What the task requires:
Quote the data below in full, minus the images.

__________________________________________________

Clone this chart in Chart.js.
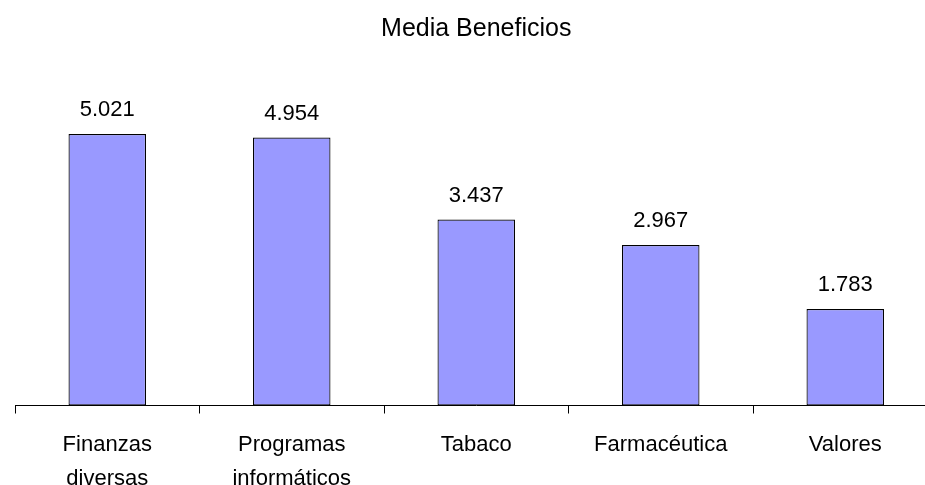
<!DOCTYPE html>
<html>
<head>
<meta charset="utf-8">
<script src="https://cdn.jsdelivr.net/npm/chart.js@4"></script>
<style>
  html, body { margin: 0; padding: 0; background: #fff; overflow: hidden; }
  #wrap { width: 925px; height: 485px; overflow: hidden; }
</style>
</head>
<body>
<div id="wrap"><canvas id="chart" width="945" height="514"></canvas></div>
<script>
const categories = [['Finanzas', 'diversas'], ['Programas', 'informáticos'], 'Tabaco', 'Farmacéutica', 'Valores'];
const mediaBeneficios = [5.021, 4.954, 3.437, 2.967, 1.783];

// draws the value above each bar
const valueLabels = {
    id: 'valueLabels',
    afterDatasetsDraw(chart) {
        const ctx = chart.ctx;
        const meta = chart.getDatasetMeta(0);
        ctx.save();
        ctx.fillStyle = '#000';
        ctx.font = '22px "Liberation Sans", Arial, sans-serif';
        ctx.textAlign = 'center';
        ctx.textBaseline = 'middle';
        meta.data.forEach(function(bar, i) {
            ctx.fillText(mediaBeneficios[i].toFixed(3), bar.x, bar.y - 24);
        });
        ctx.restore();
    }
};

Chart.defaults.font.family = '"Liberation Sans", Arial, sans-serif';
Chart.defaults.color = '#000';

new Chart(document.getElementById('chart'), {
    type: 'bar',
    data: {
        labels: categories,
        datasets: [{
            label: 'Media Beneficios',
            data: mediaBeneficios,
            backgroundColor: '#9999FF',
            borderColor: '#000',
            borderWidth: 1.2,
            borderSkipped: false,
            categoryPercentage: 1,
            barPercentage: 0.42
        }]
    },
    options: {
        responsive: false,
        animation: false,
        layout: { padding: { left: 15, right: 7.5, top: 0, bottom: 4.3 } },
        plugins: {
            legend: { display: false },
            tooltip: { enabled: false },
            title: {
                display: true,
                text: 'Media Beneficios',
                font: { size: 25, weight: 'normal' },
                color: '#000',
                padding: { top: 14, bottom: 37 }
            }
        },
        scales: {
            x: {
                grid: { drawOnChartArea: false, drawTicks: true, tickLength: 8, color: '#000', offset: true },
                border: { display: true, color: '#000', width: 1 },
                ticks: { font: { size: 22, lineHeight: 1.55 }, padding: 14, maxRotation: 0, autoSkip: false, color: '#000' }
            },
            y: {
                display: false,
                min: 0,
                max: 6
            }
        }
    },
    plugins: [valueLabels]
});
</script>
</body>
</html>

__________________________________________________

Response:
Clone this chart in Chart.js.
<!DOCTYPE html>
<html>
<head>
<meta charset="utf-8">
<script src="https://cdn.jsdelivr.net/npm/chart.js@4"></script>
<style>
  html, body { margin: 0; padding: 0; background: #fff; overflow: hidden; }
  #wrap { width: 925px; height: 485px; overflow: hidden; }
</style>
</head>
<body>
<div id="wrap"><canvas id="chart" width="945" height="514"></canvas></div>
<script>
const categories = [['Finanzas', 'diversas'], ['Programas', 'informáticos'], 'Tabaco', 'Farmacéutica', 'Valores'];
const mediaBeneficios = [5.021, 4.954, 3.437, 2.967, 1.783];

// draws the value above each bar
const valueLabels = {
    id: 'valueLabels',
    afterDatasetsDraw(chart) {
        const ctx = chart.ctx;
        const meta = chart.getDatasetMeta(0);
        ctx.save();
        ctx.fillStyle = '#000';
        ctx.font = '22px "Liberation Sans", Arial, sans-serif';
        ctx.textAlign = 'center';
        ctx.textBaseline = 'middle';
        meta.data.forEach(function(bar, i) {
            ctx.fillText(mediaBeneficios[i].toFixed(3), bar.x, bar.y - 24);
        });
        ctx.restore();
    }
};

Chart.defaults.font.family = '"Liberation Sans", Arial, sans-serif';
Chart.defaults.color = '#000';

new Chart(document.getElementById('chart'), {
    type: 'bar',
    data: {
        labels: categories,
        datasets: [{
            label: 'Media Beneficios',
            data: mediaBeneficios,
            backgroundColor: '#9999FF',
            borderColor: '#000',
            borderWidth: 1.2,
            borderSkipped: false,
            categoryPercentage: 1,
            barPercentage: 0.42
        }]
    },
    options: {
        responsive: false,
        animation: false,
        layout: { padding: { left: 15, right: 7.5, top: 0, bottom: 4.3 } },
        plugins: {
            legend: { display: false },
            tooltip: { enabled: false },
            title: {
                display: true,
                text: 'Media Beneficios',
                font: { size: 25, weight: 'normal' },
                color: '#000',
                padding: { top: 14, bottom: 37 }
            }
        },
        scales: {
            x: {
                grid: { drawOnChartArea: false, drawTicks: true, tickLength: 8, color: '#000', offset: true },
                border: { display: true, color: '#000', width: 1 },
                ticks: { font: { size: 22, lineHeight: 1.55 }, padding: 14, maxRotation: 0, autoSkip: false, color: '#000' }
            },
            y: {
                display: false,
                min: 0,
                max: 6
            }
        }
    },
    plugins: [valueLabels]
});
</script>
</body>
</html>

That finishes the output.